Under "vulnerabilities", for example, the
Strategy notes, "Our strength as a nation-state
will continue to be challenged by those who employ
a strategy of the weak using international fora,
judicial processes, and terrorism."
While
the outgoing under secretary of defense for
policy, Douglas Feith, stressed that the provision
was not intended to equate proponents of
international law with terrorists, he made clear
that Washington will resist attempts to submit it
to treaties that it has not ratified, such as the
Rome Protocol for the International Criminal Court
(ICC).
"The arguments that some people
make to try to, in effect, criminalize foreign
policy and bring prosecutions where there is no
basis for jurisdiction under international law as
a way of trying to pressure American officials,"

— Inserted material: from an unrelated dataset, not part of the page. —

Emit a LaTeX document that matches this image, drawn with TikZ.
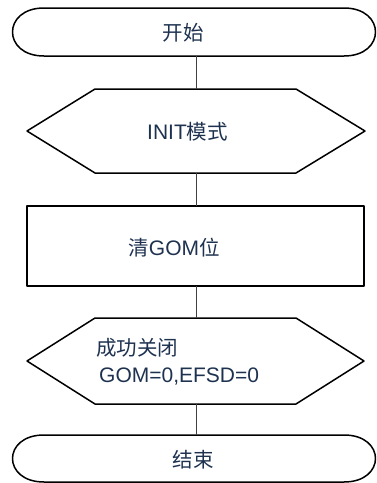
\documentclass[tikz,border=0pt]{standalone}
\usepackage{fontspec}
\setmainfont{Liberation Sans}
\newfontfamily\cjk{Noto Sans CJK SC}
\usetikzlibrary{calc}
\definecolor{txt}{RGB}{30,50,80}
\definecolor{conn}{RGB}{64,64,64}
\begin{document}
\begin{tikzpicture}[x=1pt,y=-1pt,
  box/.style={inner sep=0pt,outer sep=0pt,minimum width=#1},
  border/.style={draw=black,line width=1.5pt,line join=round},
  conline/.style={draw=conn,line width=1pt},
  lbl/.style={text=txt,inner sep=0pt,font=\fontsize{21}{27}\selectfont}]
\useasboundingbox (0,0) rectangle (376,483);
% invisible nodes giving the extents of each shape
\node[box=364pt,minimum height=48pt] (start) at (194,32) {};
\node[box=338pt,minimum height=84pt] (init) at (196,131) {};
\node[box=337pt,minimum height=80pt] (clear) at (195.5,246) {};
\node[box=337pt,minimum height=86pt] (check) at (195.5,361) {};
\node[box=364pt,minimum height=47pt] (stop) at (194,458.5) {};
% shapes
\draw[border] (44,8) -- (344,8) .. controls (386,8) and (386,56) .. (344,56) -- (44,56) .. controls (2,56) and (2,8) .. cycle;
\draw[border] (95,89) -- (296,89) -- (init.east) -- (296,173) -- (95,173) -- (init.west) -- cycle;
\draw[border] (clear.north west) rectangle (clear.south east);
\draw[border] (95,318) -- (296,318) -- (check.east) -- (296,404) -- (95,404) -- (check.west) -- cycle;
\draw[border] (44,435) -- (344,435) .. controls (386,435) and (386,482) .. (344,482) -- (44,482) .. controls (2,482) and (2,435) .. cycle;
% texts
\node[lbl] (tstart) at (183,33) {{\cjk\fontsize{20.5}{27}\selectfont 开始}};
\node[lbl] (tinit) at (187.5,132) {INIT{\cjk\fontsize{20.5}{27}\selectfont 模式}};
\node[lbl] (tclear) at (174,248) {{\cjk\fontsize{20.5}{27}\selectfont 清}GOM{\cjk\fontsize{20.5}{27}\selectfont 位}};
\node[lbl,align=left,anchor=west] (tcheck) at (96,362) {{\cjk\fontsize{20.5}{27}\selectfont 成功关闭}\\\hspace*{3pt}GOM=0,EFSD=0};
\node[lbl] (tstop) at (193,460) {{\cjk\fontsize{20.5}{27}\selectfont 结束}};
% connectors
\draw[conline] (init.north) -- (init.north |- start.south);
\draw[conline] (init.south) -- (init.south |- clear.north);
\draw[conline] (init.south |- clear.south) -- (init.south |- check.north);
\draw[conline] (init.south |- check.south) -- (init.south |- stop.north);
\end{tikzpicture}
\end{document}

he said, echoing a position long held by Bolton
and other members of the right-wing Federalist
Society, an association of lawyers and judges who
strongly oppose the application of international
law and conventions if, in their view, they
impinge on US sovereignty.
"If there are
countries that don't share our goals, they may try
to use established international fora to inhibit
us doing what we need to do in our national
interest," said Admiral William Sullivan, vice
director of the Strategy, Plans and Policy Office
of the Joint Chiefs of Staff. "That's what this
paragraph addresses."
The document also
makes clear that Washington intends to ignore or
demand changes in international law if they
constrain Washington's freedom of action.

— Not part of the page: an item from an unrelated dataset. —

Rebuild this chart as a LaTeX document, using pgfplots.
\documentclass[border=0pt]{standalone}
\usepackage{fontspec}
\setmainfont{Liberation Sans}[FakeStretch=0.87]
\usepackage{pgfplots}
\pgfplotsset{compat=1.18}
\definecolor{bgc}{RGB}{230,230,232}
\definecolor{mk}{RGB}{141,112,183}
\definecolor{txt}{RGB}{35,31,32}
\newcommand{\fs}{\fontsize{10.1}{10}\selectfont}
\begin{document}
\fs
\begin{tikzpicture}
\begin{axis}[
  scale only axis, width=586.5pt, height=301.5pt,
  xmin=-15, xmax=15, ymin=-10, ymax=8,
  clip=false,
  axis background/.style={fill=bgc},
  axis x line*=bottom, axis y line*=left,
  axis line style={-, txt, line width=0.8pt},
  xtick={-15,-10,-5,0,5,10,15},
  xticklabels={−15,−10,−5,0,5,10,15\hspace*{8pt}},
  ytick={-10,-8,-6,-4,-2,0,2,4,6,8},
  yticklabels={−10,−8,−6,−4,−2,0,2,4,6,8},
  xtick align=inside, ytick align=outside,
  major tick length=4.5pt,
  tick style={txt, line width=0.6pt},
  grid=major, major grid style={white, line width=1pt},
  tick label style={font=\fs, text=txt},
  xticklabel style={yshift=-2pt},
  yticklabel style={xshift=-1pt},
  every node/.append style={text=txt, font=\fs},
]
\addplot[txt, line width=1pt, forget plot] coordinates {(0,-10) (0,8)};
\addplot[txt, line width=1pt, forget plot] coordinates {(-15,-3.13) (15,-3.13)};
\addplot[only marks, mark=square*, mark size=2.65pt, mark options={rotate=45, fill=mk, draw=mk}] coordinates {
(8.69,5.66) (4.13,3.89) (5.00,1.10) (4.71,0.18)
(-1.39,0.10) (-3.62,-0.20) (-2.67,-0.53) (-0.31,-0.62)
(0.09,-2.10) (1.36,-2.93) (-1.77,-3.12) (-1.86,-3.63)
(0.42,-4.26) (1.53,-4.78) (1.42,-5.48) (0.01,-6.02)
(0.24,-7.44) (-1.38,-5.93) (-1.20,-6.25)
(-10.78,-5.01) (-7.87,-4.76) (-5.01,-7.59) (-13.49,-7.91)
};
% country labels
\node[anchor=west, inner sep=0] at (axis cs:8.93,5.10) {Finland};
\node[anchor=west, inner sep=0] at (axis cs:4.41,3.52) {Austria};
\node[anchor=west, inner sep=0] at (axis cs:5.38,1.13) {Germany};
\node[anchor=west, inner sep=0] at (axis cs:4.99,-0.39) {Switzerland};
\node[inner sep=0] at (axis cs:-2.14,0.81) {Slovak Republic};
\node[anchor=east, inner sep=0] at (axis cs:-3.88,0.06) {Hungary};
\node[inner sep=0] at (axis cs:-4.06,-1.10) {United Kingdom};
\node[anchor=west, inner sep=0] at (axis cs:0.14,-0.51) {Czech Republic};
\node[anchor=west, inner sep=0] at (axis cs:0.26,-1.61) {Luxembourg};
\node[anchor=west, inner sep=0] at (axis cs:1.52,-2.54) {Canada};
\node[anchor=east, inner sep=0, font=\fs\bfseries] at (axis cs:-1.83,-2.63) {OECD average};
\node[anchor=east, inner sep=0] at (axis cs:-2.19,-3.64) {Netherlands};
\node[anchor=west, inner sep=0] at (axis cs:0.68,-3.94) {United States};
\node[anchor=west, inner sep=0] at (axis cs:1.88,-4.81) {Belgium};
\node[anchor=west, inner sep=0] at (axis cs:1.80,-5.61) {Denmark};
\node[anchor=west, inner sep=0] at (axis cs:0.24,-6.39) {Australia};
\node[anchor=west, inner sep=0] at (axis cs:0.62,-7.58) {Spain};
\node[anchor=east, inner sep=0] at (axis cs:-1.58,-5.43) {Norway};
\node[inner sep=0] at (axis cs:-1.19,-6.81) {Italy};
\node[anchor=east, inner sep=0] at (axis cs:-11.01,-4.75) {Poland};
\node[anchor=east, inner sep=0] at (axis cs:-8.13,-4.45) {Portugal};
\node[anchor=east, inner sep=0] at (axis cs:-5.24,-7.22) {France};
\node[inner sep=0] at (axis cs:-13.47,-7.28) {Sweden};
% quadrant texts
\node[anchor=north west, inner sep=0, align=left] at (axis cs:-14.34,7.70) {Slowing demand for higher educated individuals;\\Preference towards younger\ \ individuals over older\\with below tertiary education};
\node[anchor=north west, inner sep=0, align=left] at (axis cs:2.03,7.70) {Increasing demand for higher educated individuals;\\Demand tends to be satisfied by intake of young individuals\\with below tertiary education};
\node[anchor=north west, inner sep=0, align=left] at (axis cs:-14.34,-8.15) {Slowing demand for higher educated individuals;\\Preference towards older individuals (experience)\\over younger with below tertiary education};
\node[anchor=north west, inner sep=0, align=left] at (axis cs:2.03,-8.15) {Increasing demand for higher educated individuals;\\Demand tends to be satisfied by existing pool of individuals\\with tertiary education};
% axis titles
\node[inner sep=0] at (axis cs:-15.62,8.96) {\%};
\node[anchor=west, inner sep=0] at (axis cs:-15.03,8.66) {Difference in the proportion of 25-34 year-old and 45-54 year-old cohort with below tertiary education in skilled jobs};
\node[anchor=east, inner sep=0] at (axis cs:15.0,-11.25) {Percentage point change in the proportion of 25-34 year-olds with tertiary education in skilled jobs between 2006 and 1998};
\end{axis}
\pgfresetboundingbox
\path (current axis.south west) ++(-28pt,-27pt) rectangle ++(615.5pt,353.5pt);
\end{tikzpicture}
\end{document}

"Many of the current legal arrangements
that govern overseas posture date from an earlier
era," it states. "Today, challenges are more
diverse and complex, our prospective contingencies
are more widely dispersed, and our international
partners are more numerous.
"International
agreements relevant to our posture must reflect
these circumstances and support greater
operational flexibility. They must help, not
hinder, the rapid deployment and employment of US
and coalition forces worldwide in a crisis," it
goes on, adding, for example, that legal
protections for US personnel against possible
transfer to the ICC, the global tribunal for
crimes against humanity, genocide and war crimes,
will continue to be sought.
The Strategy
also reiterates Bush's strategic doctrine of
"preemption", particularly in the case of a
"potentially catastrophic impact of an attack
against the United States, its allies and its
interests", a phrase that, significantly, did not
qualify its application to situations in which
such an attack was "imminent".
Similarly,
the Strategy calls for "preventive" military
action by the US and its partners, citing, as an
example, "to prevent the outbreak of hostilities
or to help defend or restore a friendly
government. Under the most dangerous and
compelling circumstances, prevention might require
the use of force to disable or destroy (weapons of
mass destruction) in the possession of terrorists
or others or to strike targets (eg, terrorists)

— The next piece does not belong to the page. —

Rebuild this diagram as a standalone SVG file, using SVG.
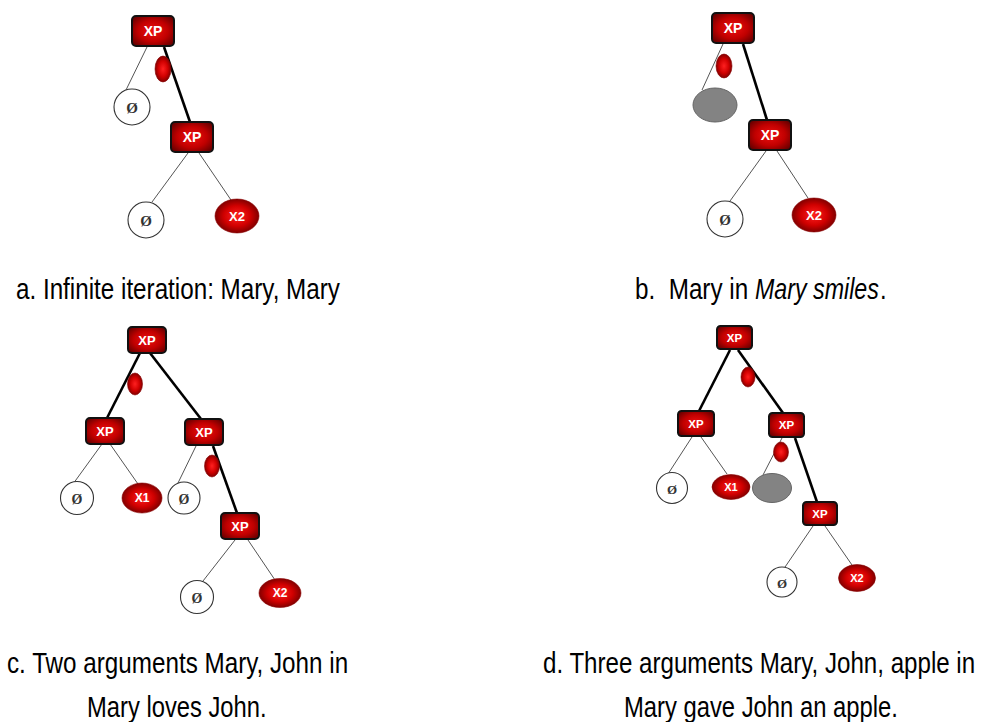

that direct threaten the United States or US
friends or other interests."
The Strategy
suggests that Washington will not be reluctant to
send its forces into other states that, in its
opinion, do not "exercise their sovereignty
responsibly" or that "use the principle of
sovereignty as a shield behind which they claim to
be free to engage in activities that pose enormous
threats to their citizens, neighbors, or the rest
of the international community".
US
freedom of action, which the document asserts will
provide a stabilizing influence in key regions,
must also be assured "in and from the global
commons, including space and cyberspace, as well
as international waters and airspace".
"Key goals ... are to ensure our access to
and use of space, and to deny hostile exploitation
of space to adversaries," the document states.